> [WHAT YOU WILL DO]
Only the number is wanted: how many lines of the data contain "this"?

[Source code of charts]
--- START ---

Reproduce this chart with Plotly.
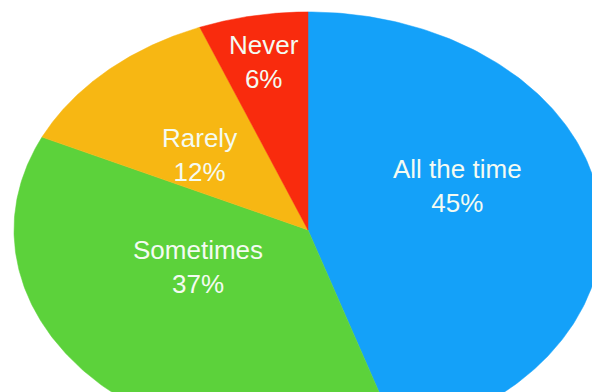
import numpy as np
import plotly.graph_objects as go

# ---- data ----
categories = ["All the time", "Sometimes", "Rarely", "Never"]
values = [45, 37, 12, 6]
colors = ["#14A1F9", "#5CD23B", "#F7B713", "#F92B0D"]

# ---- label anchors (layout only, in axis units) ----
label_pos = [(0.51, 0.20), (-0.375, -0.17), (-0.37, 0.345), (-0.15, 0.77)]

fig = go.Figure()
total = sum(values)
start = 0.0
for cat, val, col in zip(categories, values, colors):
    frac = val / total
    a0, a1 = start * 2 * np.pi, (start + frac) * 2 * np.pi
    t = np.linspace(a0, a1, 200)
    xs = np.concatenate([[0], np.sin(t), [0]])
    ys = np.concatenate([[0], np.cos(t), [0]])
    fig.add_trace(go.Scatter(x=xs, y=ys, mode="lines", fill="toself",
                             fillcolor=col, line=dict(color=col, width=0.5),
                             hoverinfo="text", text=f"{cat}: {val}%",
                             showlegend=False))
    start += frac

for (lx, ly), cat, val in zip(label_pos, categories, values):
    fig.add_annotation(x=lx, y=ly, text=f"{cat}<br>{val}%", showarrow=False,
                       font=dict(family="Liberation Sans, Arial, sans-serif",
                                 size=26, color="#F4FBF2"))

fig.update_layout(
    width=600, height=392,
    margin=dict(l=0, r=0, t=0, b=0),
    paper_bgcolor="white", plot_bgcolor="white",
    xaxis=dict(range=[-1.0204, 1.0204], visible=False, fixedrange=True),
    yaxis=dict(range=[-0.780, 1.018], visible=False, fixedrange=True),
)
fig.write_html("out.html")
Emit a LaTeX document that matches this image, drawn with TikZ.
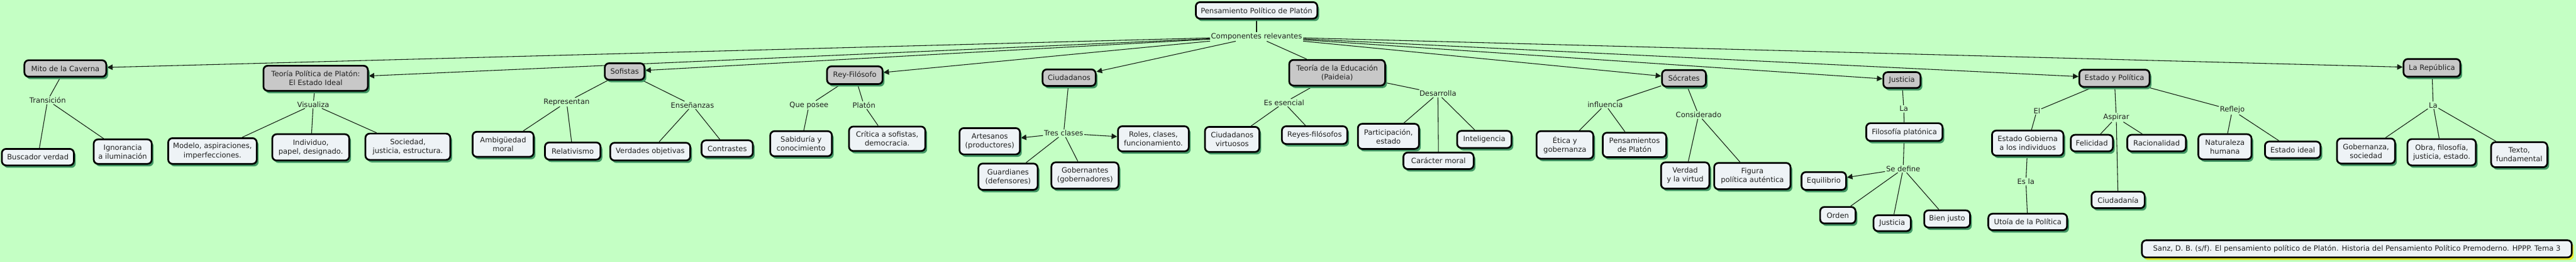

--- END ---

> [FULL SOLUTION]
2